Tendered shares fall from 7.4 million to 4.66 million

Carl Icahn’s making no progress in his hostile takeover attempt of Lionsgate, with a 37% decline in the number of shareholders supporting his bid over the past two weeks.

Icahn disclosed Friday that 4.66 million shares — or about 4% of the total shares — had been tendered for his $7 a share offer, compared with 7.4 million shares on May 10. The investor, who’s been in recent settlement talks with Lionsgate, also extended his offer for a third time Friday and set June 1 as the expiration date.

Shares of Lionsgate were down 9 cents to $6.75 in mid-session trading Friday on the New York Stock Exchange. Most analysts expect that Icahn — who owns 18.8% of shares — will have to sweeten the offer to gain enough shareholder support to reach the 50.1% level.

Lionsgate had no comment while Icahn’s announcement about the extension of the offer, which had been due to expire Friday, included several blasts at Lionsgate management. He made no reference to the settlement talks, which were disclosed four days earlier.

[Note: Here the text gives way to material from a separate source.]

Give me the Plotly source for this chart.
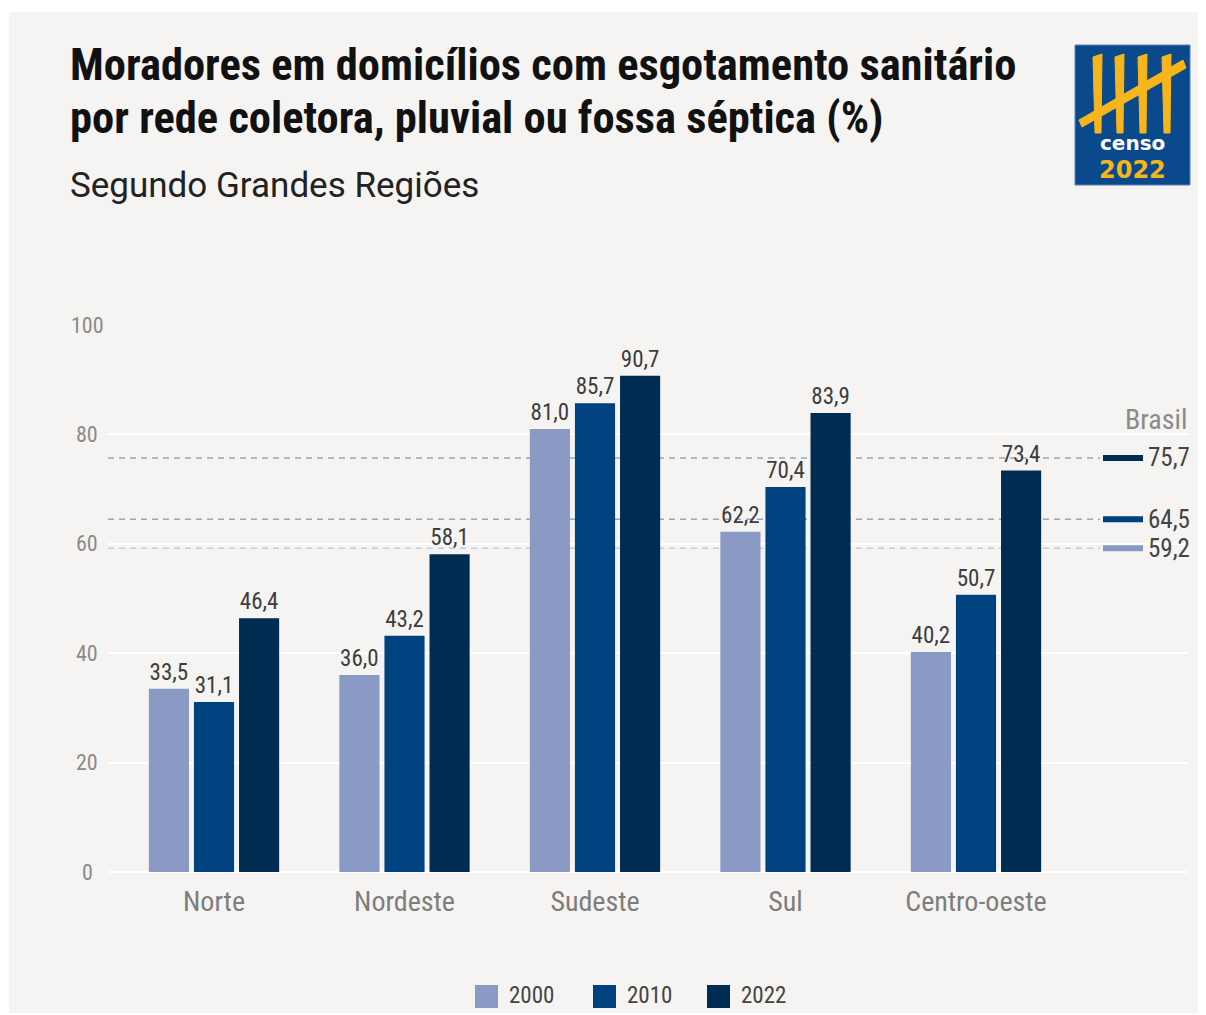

Icahn and Lionsgates have been battling for more than a year, triggered by Icahn’s unmet desire for seats on the 12-member board plus his frustration over the stock price. Lionsgate’s portrayed the billionaire investor as an incompetent meddler while Icahn’s called for the ouster of Lionsgate management.

The minimajor disclosed Monday that the Lionsgate board had approved placing $16 million into a trust for severance to five top managers if they’re kicked out “without cause” after a takeover by Icahn. In response, Icahn called the approval “reprehensible” and complained about Lionsgate’s efforts to institute an anti-takeover “poison pill” that would be triggered if Icahn’s stake reaches 20%.

“We believe this latest action, together with the board’s failed and misguided attempts to implement a poison pill and its reckless retention (at enormous expense to shareholders – with no discernible benefit) of no less than six professional advisory firms (two financial advisors, three law firms and a public relations firm) to defend against our offer, shows just how far removed this board has become from its mission of holding management accountable and safeguarding the interests of shareholders,” Icahn said in a statement.

Lionsgate scored a victory on May 12 in its ongoing battle with Icahn, receiving the backing of 56% of its shareholders for its poison pill — even though that option has been rescinded by Canadian regulators.

Lionsgate’s continued to urge shareholders to spurn Icahn’s offer, reiterating its description of the bid as “financially inadequate, opportunistic and coercive.”